As the United States pulls more of its troops from Iraq, thousands of private contractors will face a steep decline in available jobs. Contractors hired from developing and third-world nations like Peru, Pakistan and Nepal, are just some of the countries that will have many of their workers going back to their homeland without a job.
Since the war started in 2003, contractors have held a steady job servicing the U.S. military, turning it into a multi-billion-dollar business. Many workers are brought to Iraq to aid the U.S. military in basic necessities such as scrubbing floors, driving trucks and serving food.
But all that is said to change now that the U.S. government is withdrawing more and more of its troops from the region in order to gradually shift the hands of power over to the Iraqi government.
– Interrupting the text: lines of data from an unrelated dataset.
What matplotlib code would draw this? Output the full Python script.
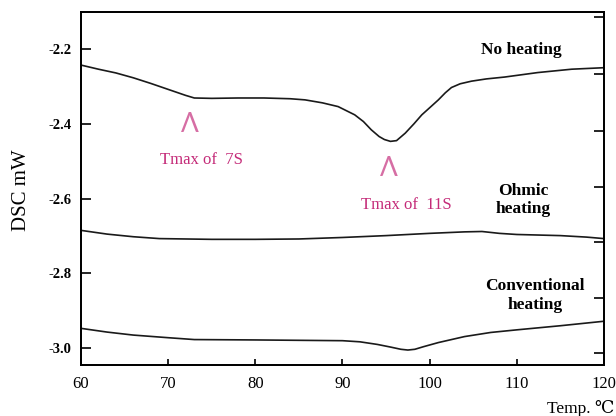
import matplotlib
matplotlib.use("Agg")
import matplotlib.pyplot as plt

plt.rcParams["font.family"] = ["Liberation Serif", "DejaVu Serif"]

# DSC curves (temperature in C, signal in mW)
t_none = [60, 62, 64, 66, 68, 70, 72, 73, 75, 78, 81, 84, 85.7, 87.7, 89.5, 91.4,
          92.4, 93.3, 94.2, 94.8, 95.5, 96.2, 97.2, 98.2, 99.1, 100.1, 101.0, 101.8,
          102.5, 103.5, 104.8, 106.5, 108.6, 112.4, 116.3, 120]
dsc_none = [-2.243, -2.254, -2.264, -2.277, -2.292, -2.308, -2.324, -2.331, -2.332,
            -2.331, -2.331, -2.333, -2.336, -2.344, -2.354, -2.376, -2.394, -2.416,
            -2.434, -2.442, -2.447, -2.445, -2.425, -2.400, -2.376, -2.355, -2.336,
            -2.317, -2.303, -2.293, -2.286, -2.280, -2.275, -2.263, -2.254, -2.250]

t_ohmic = [60, 63, 66, 69, 75, 80, 85, 90, 95, 100, 104, 106, 108, 110, 115, 118, 120]
dsc_ohmic = [-2.685, -2.695, -2.702, -2.707, -2.709, -2.709, -2.708, -2.704, -2.699,
             -2.693, -2.689, -2.688, -2.693, -2.696, -2.699, -2.703, -2.707]

t_conv = [60, 63, 66, 70, 73, 80, 85, 90, 92, 94, 95.5, 96.7, 97.5, 98.3, 99.3, 101,
          104, 107, 110, 115, 120]
dsc_conv = [-2.947, -2.957, -2.965, -2.972, -2.977, -2.978, -2.979, -2.980, -2.983,
            -2.990, -2.997, -3.003, -3.005, -3.003, -2.996, -2.985, -2.969, -2.958,
            -2.951, -2.940, -2.928]

x_ticks = [60, 70, 80, 90, 100, 110, 120]
y_ticks = [-3.0, -2.8, -2.6, -2.4, -2.2]
y_ticklabels = ["-3.0", "-2.8", "-2.6", "-2.4", "-2.2"]
right_ticks = [-3.013, -2.867, -2.715, -2.568, -2.419, -2.267, -2.115]

pink = "#c42a78"
caret_pink = "#d66ea4"

fig = plt.figure(figsize=(6.16, 4.16), dpi=100)
ax = fig.add_axes([0.1315, 0.1226, 0.849, 0.8486])

for t, d in [(t_none, dsc_none), (t_ohmic, dsc_ohmic), (t_conv, dsc_conv)]:
    ax.plot(t, d, color="#1a1a1a", linewidth=1.2)

ax.set_xlim(60, 120)
ax.set_ylim(-3.045, -2.101)
ax.set_xticks(x_ticks)
ax.set_xticklabels([str(v) for v in x_ticks], fontsize=12)
ax.set_yticks(y_ticks)
ax.set_yticklabels(y_ticklabels, fontsize=10.5, fontweight="bold")
ax.tick_params(axis="y", direction="in", length=7, width=1.2, pad=7, left=True, right=False)
ax.tick_params(axis="x", direction="in", length=4.5, width=1.2, pad=8)
for s in ax.spines.values():
    s.set_linewidth(1.3)

ax2 = ax.twinx()
ax2.set_ylim(ax.get_ylim())
ax2.set_yticks(right_ticks)
ax2.set_yticklabels([])
ax2.tick_params(axis="y", direction="in", length=7, width=1.2)
for s in ax2.spines.values():
    s.set_linewidth(1.3)

# curve labels
ax.text(110.5, -2.203, "No heating", ha="center", va="center", fontsize=12.5,
        fontweight="bold")
ax.text(110.7, -2.603, "Ohmic\nheating", ha="center", va="center", fontsize=12.5,
        fontweight="bold", linespacing=1.2)
ax.text(112.1, -2.859, "Conventional\nheating", ha="center", va="center",
        fontsize=12.5, fontweight="bold", linespacing=1.2)

# Tmax markers
ax.text(72.5, -2.403, "\u039b", ha="center", va="center", fontsize=19,
        color=caret_pink, family=["Lato", "DejaVu Sans"], fontweight="normal")
ax.text(73.8, -2.496, "Tmax of  7S", ha="center", va="center", fontsize=12, color=pink)
ax.text(95.3, -2.52, "\u039b", ha="center", va="center", fontsize=19,
        color=caret_pink, family=["Lato", "DejaVu Sans"], fontweight="normal")
ax.text(97.3, -2.616, "Tmax of  11S", ha="center", va="center", fontsize=12, color=pink)

fig.text(22 / 616, 1 - 190 / 416, "DSC mW", rotation=90, ha="center", va="center",
         fontsize=15)
fig.text(614 / 616, 1 - 400 / 416, "Temp. \u2103", ha="right", va="top", fontsize=12.5)

fig.savefig("out.png", dpi=100)
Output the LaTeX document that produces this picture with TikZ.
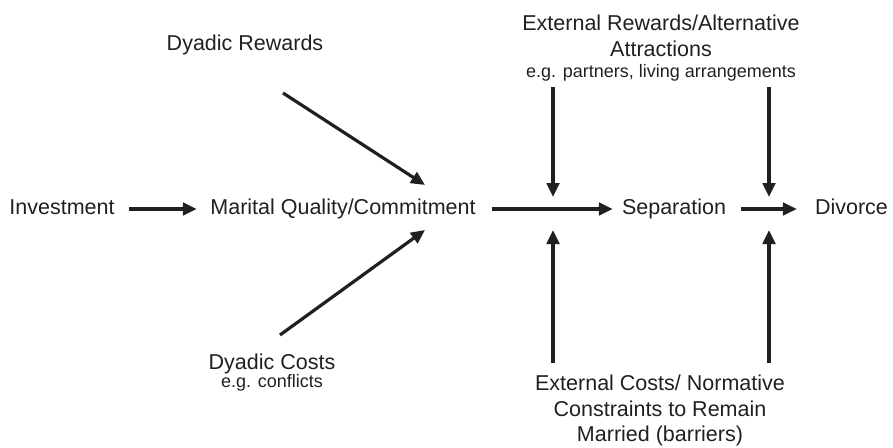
\documentclass[tikz,border=0pt]{standalone}
\usepackage{fontspec}
\setmainfont{Liberation Sans}
\usetikzlibrary{arrows.meta,positioning}
\definecolor{ink}{HTML}{231F20}
\newcommand\labelsize{\fontsize{21.5}{25.5}\selectfont}
\newcommand\notesize{\fontsize{18}{21}\selectfont}
\tikzset
{
    factor/.style = {inner sep=0pt, text=ink, font=\labelsize, text height=15.4pt, text depth=4.5pt},
    factorblock/.style = {inner sep=0pt, text=ink, font=\labelsize, align=center},
    link/.style = {draw=ink, line width=3.2pt, -{Triangle[length=14pt,width=12.5pt]}}
}

\begin{document}
\begin{tikzpicture}[x=1pt, y=-1pt]
	\useasboundingbox (0,0) rectangle (893,447);

	% main chain
	\node[factor] (inv) at (62,209) {Investment};
	\node[factor] (mq)  at (343,209) {Marital Quality/Commitment};
	\node[factor] (sep) at (674,209) {Separation};
	\node[factor] (div) at (851.5,209) {Divorce};

	% influences on marital quality
	\node[factor] (rew) at (245,45) {Dyadic Rewards};
	\node[factorblock, anchor=north] (cost) at (272,354)
		{Dyadic Costs\\[-7.5pt] {\notesize e.g. conflicts}};

	% influences on the transitions
	\node[factorblock, anchor=north] (extrew) at (661,15)
		{External Rewards/Alternative\\ Attractions\\[-4.5pt] {\notesize e.g. partners, living arrangements}};
	\node[factorblock, anchor=north] (extcost) at (660,375)
		{External Costs/ Normative\\ Constraints to Remain\\ Married (barriers)};

	\coordinate (rewfrom) at (283,93);
	\coordinate (rewto)   at (425,185);
	\coordinate (costfrom) at (280,335);
	\coordinate (costto)   at (425,230);
	\coordinate (gateA) at (553,209);
	\coordinate (gateB) at (769,209);

	\draw[link, shorten <=14.4pt, shorten >=13.4pt] (inv) -- (mq);
	\draw[link, shorten <=16.4pt, shorten >=9pt] (mq) -- (sep);
	\draw[link, shorten <=15pt, shorten >=18pt] (sep) -- (div);

	\draw[link] (rewfrom) -- (rewto);
	\draw[link] (costfrom) -- (costto);

	\draw[link, shorten <=6pt, shorten >=12pt] (extrew.south -| gateA) -- (gateA);
	\draw[link, shorten <=6pt, shorten >=12pt] (extrew.south -| gateB) -- (gateB);
	\draw[link, shorten <=12pt, shorten >=21pt] (extcost.north -| gateA) -- (gateA);
	\draw[link, shorten <=12pt, shorten >=21pt] (extcost.north -| gateB) -- (gateB);
\end{tikzpicture}
\end{document}
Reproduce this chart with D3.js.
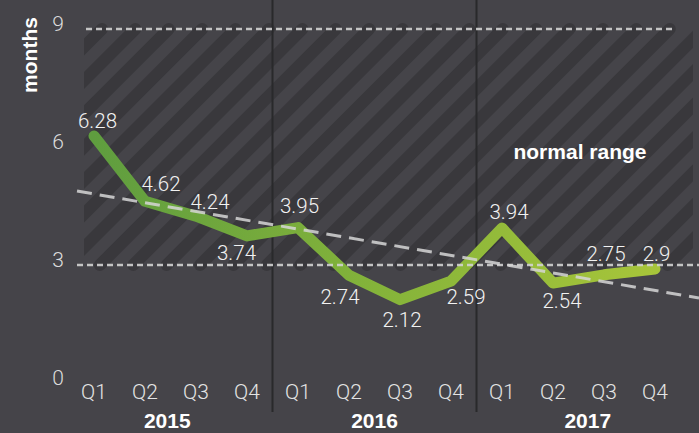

A former soldier from Peru is one of the many examples. Before coming to Iraq in 2005, the soldier, who according to Reuters news agency asked not to be identified, was unable to afford much as a bodyguard for wealthy businessmen. When he left Peru to pursue a position at a private security firm in Iraq, the former bodyguard was making 60 percent more than his previous salary. He can now afford to pay his debts and send his children to private school.
More than 400 contractors have been killed while working in Iraqi since the start of the war. But for this Peruvian, the risks are well worth it.
Doug Brooks, head of the International Peace Operations Association, told Reuters “there’s a huge demand for these jobs,” especially when they pay five to 10 times more than what most workers would receive in their native countries.
But while the U.S. is looking towards the future – in 2011, their goal is to pull 143,000 of its soldiers from Iraq – contractor jobs are expected to decline since the demand is no longer there.